Henry Stuart, Lord Darnley lived from 7 December 1545 to 10 February 1567. He became the second husband of Mary, Queen of Scots and the father of the future James VI of Scotland and I of England. After making himself thoroughly unpopular with just about everyone who mattered in Scotland, Darnley was murdered, probably with the knowledge of his wife, and probably by the man who would then become her third husband. The wider picture in Scotland at the time is set out in our Historical Timeline.
Darnley (who would also later be given the titles of Duke of Albany, Earl of Ross, and King Consort of Scotland) was born at Temple Newsam in Yorkshire. He was the eldest son of Matthew Stewart, Earl of Lennox and Lady Margaret Douglas. Via his mother he was a great-grandson of the English King Henry VII: he and Mary, Queen of Scots shared Margaret Tudor as a grandmother. This placed him close to the succession to the Crown of England after Queen Elizabeth, though not quite as close as Mary, Queen of Scots. He was also, via his father, a descendant of a daughter of James II of Scotland and thus rather more distantly in line for the throne of Scotland.
Darnley's mother seems to have a clear early ambition that her son should marry Mary, Queen of Scots, who was four years older than him. After the death of Francois II in 1560 Darnley was sent to France by his mother, apparently with a view to his meeting the newly widowed Mary. Although the two met, nothing came of it, and it was only after Darnley, now aged 19, travelled to Scotland with his father in February 1565 that he and Mary grew closer.
At first he simply formed part of a large group around Mary. But in April 1565 he fell ill with measles at Stirling Castle, and it was Mary who took it upon herself to nurse him back to health. By the time he had recovered, Mary had fallen in love with this exceptionally attractive and tall young man. The marriage took place on 29 July 1565, in the chapel of the Palace of Holyroodhouse in Edinburgh. Most of Mary's advisors were against the match, including John Knox and Mary's powerful half-brother, James Stewart, 1st Earl of Moray. Queen Elizabeth of England also publicly came out against the marriage, ordering Darnley and his father to return to England before it took place. They disobeyed, and it is actually far from clear what Elizabeth's real intentions were: Darnley had received her permission to travel to Scotland in the first place. Mary's haste to marry Darnley was such that she did not even seek the required dispensation (because of her blood relationship with Darnley) from the Pope.
The marriage went smoothly for about as long as it took for Mary to become pregnant in Autumn 1565. But Darnley soon made it clear he was dissatisfied with the title of King Consort when he felt he should be a King of Scots with full regal authority. And it soon became clear to everyone else that Darnley was a dim, immature, dissolute and thoroughly nasty young man. Matters came to a head in March 1566 when Darnley was talked into taking part in a coup against Mary by a number of lords she was going to have tried for treason. The first step in the plot was the murder of her Private Secretary, David Rizzio, on 9 March 1566: who the plotters convinced Darnley had been cuckolding him. But after the murder, Mary outwitted Darnley and turned him against the other plotters, getting him to help her to escape from Edinburgh to Dunbar Castle, and the safety offered by James Hepburn, 4th Earl of Bothwell.

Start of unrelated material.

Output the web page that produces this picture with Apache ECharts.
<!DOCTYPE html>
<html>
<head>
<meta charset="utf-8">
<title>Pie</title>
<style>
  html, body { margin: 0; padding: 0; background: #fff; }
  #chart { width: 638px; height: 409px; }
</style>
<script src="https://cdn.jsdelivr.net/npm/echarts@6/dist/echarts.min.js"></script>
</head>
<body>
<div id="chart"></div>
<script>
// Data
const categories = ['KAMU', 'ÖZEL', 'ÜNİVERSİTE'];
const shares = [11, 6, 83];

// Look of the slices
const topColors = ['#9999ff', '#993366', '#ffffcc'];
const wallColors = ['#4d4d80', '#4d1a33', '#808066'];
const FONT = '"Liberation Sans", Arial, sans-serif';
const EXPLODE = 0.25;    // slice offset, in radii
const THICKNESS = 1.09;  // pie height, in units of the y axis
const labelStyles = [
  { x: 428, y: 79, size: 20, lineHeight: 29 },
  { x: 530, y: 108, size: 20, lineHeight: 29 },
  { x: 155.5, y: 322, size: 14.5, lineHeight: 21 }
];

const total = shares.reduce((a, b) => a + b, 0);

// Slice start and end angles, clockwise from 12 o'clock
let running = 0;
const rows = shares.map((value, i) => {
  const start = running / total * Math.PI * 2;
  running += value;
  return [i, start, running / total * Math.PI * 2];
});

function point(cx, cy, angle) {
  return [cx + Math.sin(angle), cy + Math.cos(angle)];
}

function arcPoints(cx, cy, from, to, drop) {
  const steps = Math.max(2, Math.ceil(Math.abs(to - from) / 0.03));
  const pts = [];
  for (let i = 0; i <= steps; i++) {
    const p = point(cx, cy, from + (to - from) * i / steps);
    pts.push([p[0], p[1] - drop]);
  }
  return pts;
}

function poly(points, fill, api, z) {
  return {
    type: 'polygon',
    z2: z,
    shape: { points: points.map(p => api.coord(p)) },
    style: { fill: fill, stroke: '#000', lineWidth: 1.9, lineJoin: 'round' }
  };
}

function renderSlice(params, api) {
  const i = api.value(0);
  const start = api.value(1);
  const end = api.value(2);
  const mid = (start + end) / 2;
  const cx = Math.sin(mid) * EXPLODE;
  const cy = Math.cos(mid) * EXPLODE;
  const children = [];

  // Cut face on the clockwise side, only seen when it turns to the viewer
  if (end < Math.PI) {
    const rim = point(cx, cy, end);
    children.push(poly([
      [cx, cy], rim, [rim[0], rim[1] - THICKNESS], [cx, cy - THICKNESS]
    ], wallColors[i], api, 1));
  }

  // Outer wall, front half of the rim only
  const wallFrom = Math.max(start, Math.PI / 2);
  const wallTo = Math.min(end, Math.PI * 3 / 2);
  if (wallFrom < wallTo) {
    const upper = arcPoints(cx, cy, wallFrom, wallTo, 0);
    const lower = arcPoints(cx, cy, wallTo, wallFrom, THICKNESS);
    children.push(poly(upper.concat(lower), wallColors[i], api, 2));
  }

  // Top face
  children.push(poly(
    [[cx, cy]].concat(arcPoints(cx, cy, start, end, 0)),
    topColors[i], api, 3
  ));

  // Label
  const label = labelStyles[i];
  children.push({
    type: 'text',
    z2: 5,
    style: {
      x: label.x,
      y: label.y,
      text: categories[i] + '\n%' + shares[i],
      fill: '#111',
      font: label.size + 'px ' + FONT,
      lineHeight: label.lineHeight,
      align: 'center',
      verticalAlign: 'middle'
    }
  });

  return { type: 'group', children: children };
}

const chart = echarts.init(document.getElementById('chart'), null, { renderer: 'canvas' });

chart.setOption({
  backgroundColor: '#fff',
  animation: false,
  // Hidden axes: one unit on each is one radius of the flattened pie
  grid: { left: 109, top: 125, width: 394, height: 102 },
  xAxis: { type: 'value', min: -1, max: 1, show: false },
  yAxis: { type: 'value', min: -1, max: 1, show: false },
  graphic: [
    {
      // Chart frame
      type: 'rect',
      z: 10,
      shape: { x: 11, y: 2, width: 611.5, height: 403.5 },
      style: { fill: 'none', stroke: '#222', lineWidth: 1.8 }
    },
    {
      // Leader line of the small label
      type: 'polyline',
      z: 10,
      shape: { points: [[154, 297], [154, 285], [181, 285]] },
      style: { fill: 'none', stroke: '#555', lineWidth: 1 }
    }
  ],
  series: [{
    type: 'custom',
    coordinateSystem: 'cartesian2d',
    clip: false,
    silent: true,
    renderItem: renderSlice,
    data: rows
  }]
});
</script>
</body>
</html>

On 19 June 1566 Mary gave birth to a son who would become James VI of Scotland and I of England. Mary made very sure that Darnley publicly acknowledged that the child was his (which it probably was); but Darnley refused to attend the Christening at Stirling Castle later that year.
At the beginning of 1567 Darnley fell ill in Glasgow, probably from syphilis picked up on one of his many forays into the seamier side of life in Scotland's cities. Mary went to see him, and returned with him to Edinburgh, where he was lodged in the Provost House attached to a church called Kirk O'Field, just inside the city walls: and probably under what is now part of Edinburgh University. As the cause of his illness was not know at the time, no chances were taken of Darnley coming into contact with his baby son. On 9 February Mary visited Darnley in the evening, before returning to the Palace of Holyroodhouse. In the early hours of the following morning the house Darnley was staying in was destroyed by a huge explosion. Darnley and a manservant were found dead in the orchard behind the house, apparently having been strangled while trying to escape the blast.
Public opinion at the time was pretty sure that the most likely murderer was James Hepburn, 4th Earl of Bothwell, probably with Mary's knowledge. Hindsight suggests that opinion at the time was right, with the plot, known as the Craigmillar Bond, being agreed between Mary and a number of her senior advisers, including Bothwell and Gilbert Balfour, Sheriff of Orkney, at Craigmillar Castle the previous December. Bothwell faced a sham trial for the murder, and was acquitted. But for Mary, the murder was the beginning of the end. By marrying Darnley she had lost most of her political support in Scotland. By then, apparently, helping murder him, she lost most of her public support. It is no surprise that when she then went on to marry the Earl of Bothwell the country turned against her and she was rapidly deposed from power.